According to LV=’s research, one in five over-50s who had retired have since gone back to work; 4 per cent full-time, 10 per cent part-time and 6 per cent unpaid in the voluntary sector. Of those who have taken the U-turn from retirement back to the workplace, 34 per cent said they missed working and 32 said they were looking for a new challenge. But 26 per cent went back to work because their combined state and private pension wasn’t enough to support their retirement lifestyle.
When asked about the impact of the Coalition Government’s recent Comprehensive Spending Review, two in five (40 per cent) over-50s said that they expect to have lower savings and income in retirement as a result, compared to just 2 per cent who think they will be better off. 29 per cent are unsure of how the cuts will affect them.
The Government’s change to the state retirement age to 66 from 2020 has left 47 per cent of people in their 50s believing they will be adversely affected. 26 per cent said they will now have to retire later than planned, and 21 per cent said they will retire as planned, but as they won’t receive a state pension in the very early years of their retirement, they will struggle on a smaller income at the beginning.

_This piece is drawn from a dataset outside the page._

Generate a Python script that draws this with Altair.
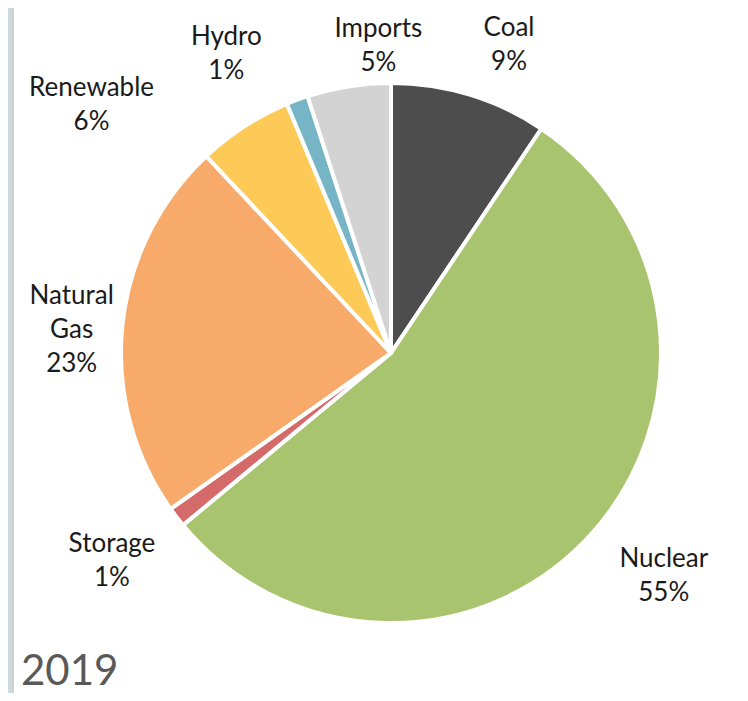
import altair as alt
import pandas as pd
import math

# ---- data ----
sources = ["Coal", "Nuclear", "Storage", "Natural\nGas", "Renewable", "Hydro", "Imports"]
shares = [9.4, 54.6, 1.2, 22.8, 5.7, 1.3, 5.0]
pct_labels = ["9%", "55%", "1%", "23%", "6%", "1%", "5%"]
colors = ["#4d4d4d", "#a9c46f", "#d46a6a", "#f8aa6b", "#fdc957", "#76b5c5", "#d3d3d3"]
year_label = "2019"

df = pd.DataFrame({
    "idx": list(range(len(sources))),
    "name": sources,
    "share": shares,
    "label": [s + "\n" + p for s, p in zip(sources, pct_labels)],
})

CX, CY = 383, 345
R = 270
LABEL_R = 330
# per-label nudges (styling)
nudges = {
    "Coal": (22, -9), "Nuclear": (28, -15), "Storage": (-17, -10), "Natural\nGas": (9, -24),
    "Renewable": (-120, 12), "Hydro": (-50, -7), "Imports": (39, 2),
}

color_scale = alt.Scale(domain=sources, range=colors)

pie = alt.Chart(df).mark_arc(outerRadius=R, stroke="white", strokeWidth=4).encode(
    theta=alt.Theta("share:Q", stack=True),
    order=alt.Order("idx:Q"),
    color=alt.Color("name:N", scale=color_scale, legend=None),
    x=alt.value(CX), y=alt.value(CY),
)

layers = [pie]
for name in sources:
    dx, dy = nudges[name]
    t = alt.Chart(df).transform_window(
        cum="sum(share)", sort=[alt.SortField("idx")], frame=[None, 0]
    ).transform_calculate(
        mid="datum.cum - datum.share / 2"
    ).transform_filter(
        alt.datum.name == name
    ).mark_text(
        font="Lato", fontSize=26, lineHeight=34, lineBreak="\n", color="#1a1a1a",
        align="center", baseline="middle", dx=dx, dy=dy, radius=LABEL_R,
    ).encode(
        theta=alt.Theta("mid:Q", scale=alt.Scale(domain=[0, 100], range=[0, 2 * math.pi])),
        text="label:N",
        x=alt.value(CX), y=alt.value(CY),
    )
    layers.append(t)

year = alt.Chart(pd.DataFrame({"t": [year_label]})).mark_text(
    font="Lato", fontSize=42, color="#595959", align="left", baseline="alphabetic"
).encode(text="t:N", x=alt.value(13), y=alt.value(677))
layers.append(year)

strip = alt.Chart(pd.DataFrame({"a": [0]})).mark_rect(color="#c9dbe1").encode(
    x=alt.value(0), x2=alt.value(4), y=alt.value(0), y2=alt.value(685)
)
edge = alt.Chart(pd.DataFrame({"a": [0]})).mark_rule(color="#d0d0d0", strokeWidth=2).encode(
    x=alt.value(5), y=alt.value(0), y2=alt.value(685)
)
layers = [strip, edge] + layers

chart = alt.layer(*layers).properties(
    width=732, height=685, padding=0, autosize=alt.AutoSizeParams(type="none"),
    background="white",
).configure_view(stroke=None)

chart.save("out.html", embed_options={"renderer": "svg", "actions": False})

Ray Chinn, LV= head of pensions, says: ”Britain’s over-50s have already slashed their retirement savings by nearly £18 billion in the last year, and now it looks like many will have to continue working to ensure they have adequate income in retirement. This is not only because there is not enough in their pension pots, with 9 per cent of over-50s saying they need to maintain an income to financially support their children. It is worrying to see that many over-50s expect to work up to 15 years past the state retirement age, and in some cases are working even more hours than they did earlier in their careers.”